> _TASK_
For the copy, please give all of the data again exactly and leave the pictures out.

> _DATA PROVIDED_

******************************

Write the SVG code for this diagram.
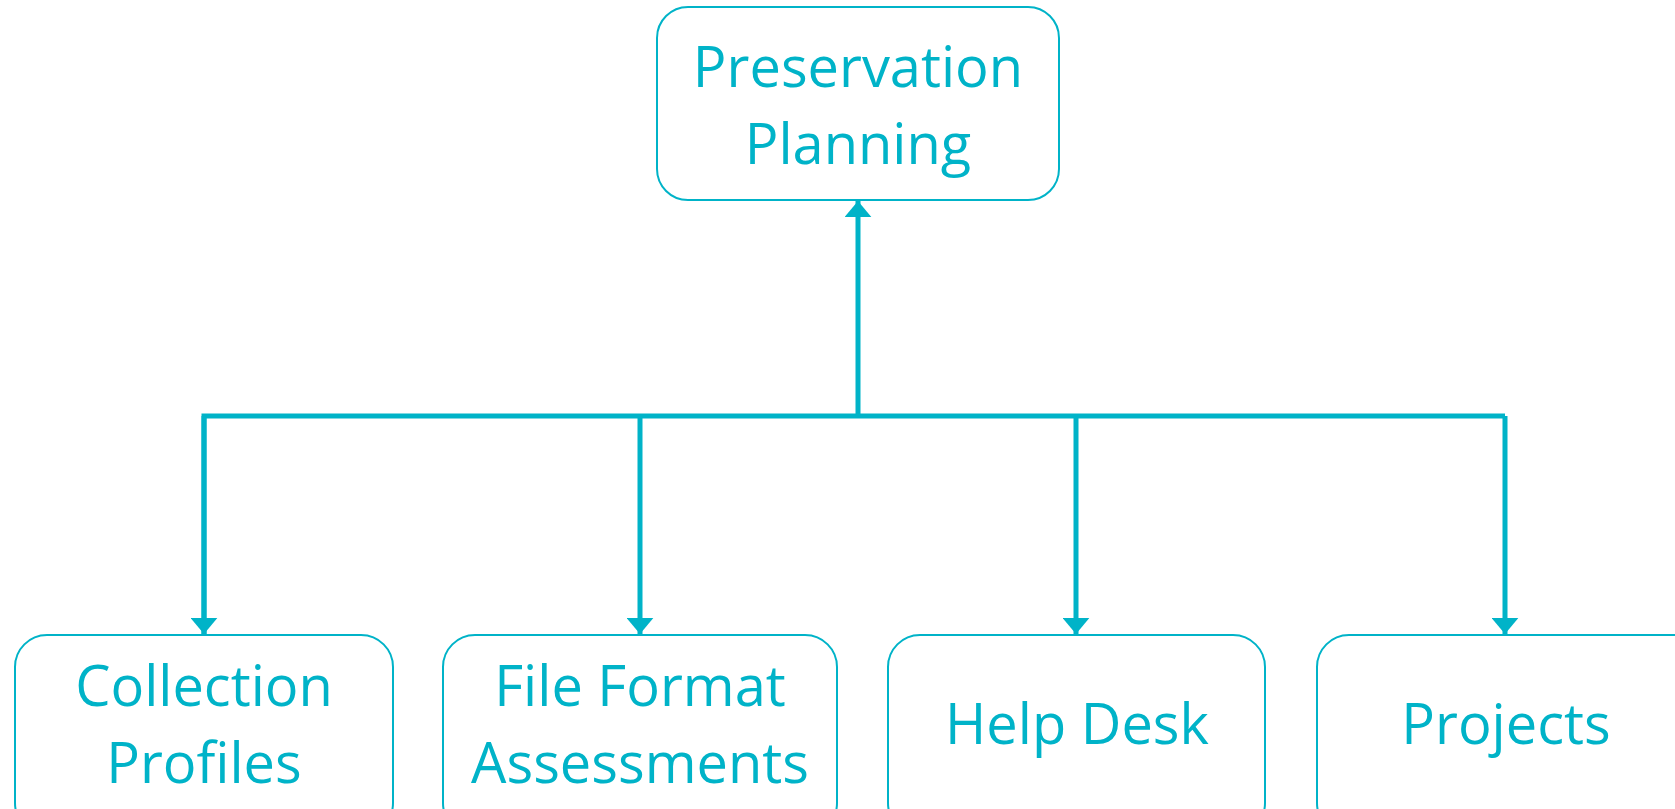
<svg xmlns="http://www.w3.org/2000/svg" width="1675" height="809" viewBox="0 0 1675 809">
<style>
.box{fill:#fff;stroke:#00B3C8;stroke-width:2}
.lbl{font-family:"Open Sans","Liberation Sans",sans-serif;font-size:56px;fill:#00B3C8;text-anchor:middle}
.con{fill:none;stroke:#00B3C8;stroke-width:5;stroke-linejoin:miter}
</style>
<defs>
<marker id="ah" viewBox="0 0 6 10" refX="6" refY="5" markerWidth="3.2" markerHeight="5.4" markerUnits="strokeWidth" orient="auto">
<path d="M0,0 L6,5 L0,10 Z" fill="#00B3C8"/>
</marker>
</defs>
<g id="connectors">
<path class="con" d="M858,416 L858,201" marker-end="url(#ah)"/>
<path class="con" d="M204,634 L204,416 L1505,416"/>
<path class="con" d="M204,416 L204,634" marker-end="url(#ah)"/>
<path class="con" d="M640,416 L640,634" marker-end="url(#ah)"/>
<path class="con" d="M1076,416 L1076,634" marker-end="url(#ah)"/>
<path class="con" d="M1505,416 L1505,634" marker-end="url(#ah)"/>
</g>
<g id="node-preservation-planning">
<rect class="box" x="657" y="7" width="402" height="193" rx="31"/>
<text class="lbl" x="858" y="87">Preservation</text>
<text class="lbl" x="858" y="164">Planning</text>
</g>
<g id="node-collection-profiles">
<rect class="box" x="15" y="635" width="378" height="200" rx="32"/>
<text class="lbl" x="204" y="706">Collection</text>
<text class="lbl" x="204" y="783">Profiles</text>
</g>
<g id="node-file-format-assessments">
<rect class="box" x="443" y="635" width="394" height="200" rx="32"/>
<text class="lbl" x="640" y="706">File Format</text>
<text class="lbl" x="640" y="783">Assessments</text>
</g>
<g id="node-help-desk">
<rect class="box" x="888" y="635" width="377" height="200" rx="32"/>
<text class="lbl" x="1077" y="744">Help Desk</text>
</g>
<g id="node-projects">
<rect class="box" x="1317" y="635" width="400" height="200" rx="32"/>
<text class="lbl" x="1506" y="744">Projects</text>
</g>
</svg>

******************************

> _REPLY_
Write the SVG code for this diagram.
<svg xmlns="http://www.w3.org/2000/svg" width="1675" height="809" viewBox="0 0 1675 809">
<style>
.box{fill:#fff;stroke:#00B3C8;stroke-width:2}
.lbl{font-family:"Open Sans","Liberation Sans",sans-serif;font-size:56px;fill:#00B3C8;text-anchor:middle}
.con{fill:none;stroke:#00B3C8;stroke-width:5;stroke-linejoin:miter}
</style>
<defs>
<marker id="ah" viewBox="0 0 6 10" refX="6" refY="5" markerWidth="3.2" markerHeight="5.4" markerUnits="strokeWidth" orient="auto">
<path d="M0,0 L6,5 L0,10 Z" fill="#00B3C8"/>
</marker>
</defs>
<g id="connectors">
<path class="con" d="M858,416 L858,201" marker-end="url(#ah)"/>
<path class="con" d="M204,634 L204,416 L1505,416"/>
<path class="con" d="M204,416 L204,634" marker-end="url(#ah)"/>
<path class="con" d="M640,416 L640,634" marker-end="url(#ah)"/>
<path class="con" d="M1076,416 L1076,634" marker-end="url(#ah)"/>
<path class="con" d="M1505,416 L1505,634" marker-end="url(#ah)"/>
</g>
<g id="node-preservation-planning">
<rect class="box" x="657" y="7" width="402" height="193" rx="31"/>
<text class="lbl" x="858" y="87">Preservation</text>
<text class="lbl" x="858" y="164">Planning</text>
</g>
<g id="node-collection-profiles">
<rect class="box" x="15" y="635" width="378" height="200" rx="32"/>
<text class="lbl" x="204" y="706">Collection</text>
<text class="lbl" x="204" y="783">Profiles</text>
</g>
<g id="node-file-format-assessments">
<rect class="box" x="443" y="635" width="394" height="200" rx="32"/>
<text class="lbl" x="640" y="706">File Format</text>
<text class="lbl" x="640" y="783">Assessments</text>
</g>
<g id="node-help-desk">
<rect class="box" x="888" y="635" width="377" height="200" rx="32"/>
<text class="lbl" x="1077" y="744">Help Desk</text>
</g>
<g id="node-projects">
<rect class="box" x="1317" y="635" width="400" height="200" rx="32"/>
<text class="lbl" x="1506" y="744">Projects</text>
</g>
</svg>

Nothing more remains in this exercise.